GP Forward View: £500m recurrent funding will support seven-day access roll out

Over £500m of recurrent funding will be allocated to CCGs by 2020/21 to fund enhanced access schemes, the GP Forward View revealed.

The money, part of the overall £2.4bn a year increase for general practice, will help meet the government’s mandate for routine evening and weekend appointments for all patients in England by 2020, as well as access to out-of-hours and urgent care services.

The NHS England policy package said that the new funding would pay to meet locally determined demand.

CCGS and urgent and emergency care networks will commission new services building on the existing pilots funded from the £175m Prime Minister’s Challenge/GP Access Fund, which launched in 2014.

The services will work at-scale, enable self care and direct access to other services, make better use of the wider workforce such as nurses and care navigators and make greater use of IT to link patients to practices. The document also says the services could provide 'primary care access hubs' that would offer additional clinical capacity across a group of practices.

While local commissioners will be able to design the services, NHS England will set minimum requirements which will be tested in existing access pilots.

CCGs will also be asked to provide £171m of practice transformational support to stimulate development of at-scale providers.

NHS England said that the rollout of enhanced access would help reduce avoidable demand and reduce workload in general practice. 

The GPC said NHS England had agreed that ‘no practice will be contractually required to be open beyond current hours’. 

GP Forward View: Full coverage

The announcement of new central funding for access schemes came despite previous suggestions by the government that the roll out of extended access schemes would be funded from existing local commissioning budgets as they reduced A&E attendances. 

Primary care minister Alistair Burt told GPonline in September 2015 that once the GP access fund pilot money ran out, the schemes would be ‘absorbed in the ebb and flow’ of existing funding

The GPC has consistently criticised the lack of recurrent funding allocated to support the access schemes.

Speaking to GPonline ahead of the launch of the GP Forward View NHS England chief executive Simon Stevens said officials had taken a ‘realistic look at what will be required in order to be able to resource the expansion in GPs and other disciplines we want in primary care and back that with money’.

Mr Stevens said extended access schemes would not be self-funding, but would create downstream benefits for the rest of the health service.

‘We are not suggesting that would be self funding. We are suggesting there will need to be an expanded workforce and matched funding. But we are also saying that we think it will produce downstream benefits for the rest of the health service.

‘There is no great surprise that if you under-invest in primary care, pressures show up in other parts of the system. And it is unreasonable to ask GPs to take on more when they've not got the resource and backing to do it. But you've got 300 million plus GP consultations a year and 20 million A&E attendances, you only need very small changes in the availability of GP services for that to show up in other parts of the system.’

The GP Forward View said that the new voluntary multispecialty community provider (MCP) contract being developed for groups of practices to provide integrated, whole population, out of hospital care at scale, would be a ‘fundamental element’ of the plan.
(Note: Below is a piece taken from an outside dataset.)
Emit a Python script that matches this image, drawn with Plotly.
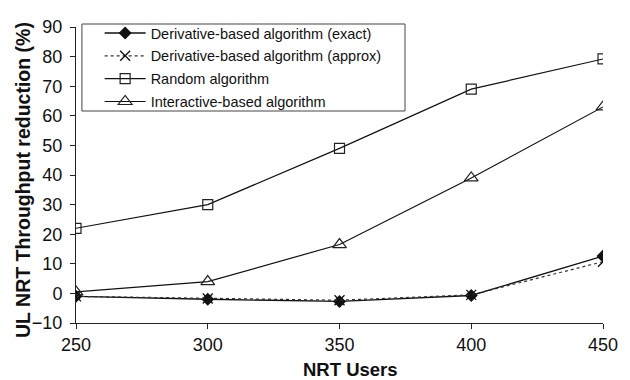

The contract, details of which GPonline has revealed could be available as early as August, will go live in April 2017.

The contract will offer GPs independent contractor or salaried employment options, while blended quality and performance pay will replace CQUIN and QOF.

Moving off existing GMS or PMS contracts to new MCP arrangements will be voluntary, with MCP practices able to continue to hold dormant GMS or PMS contracts that can be reactivated, the GP Forward View says.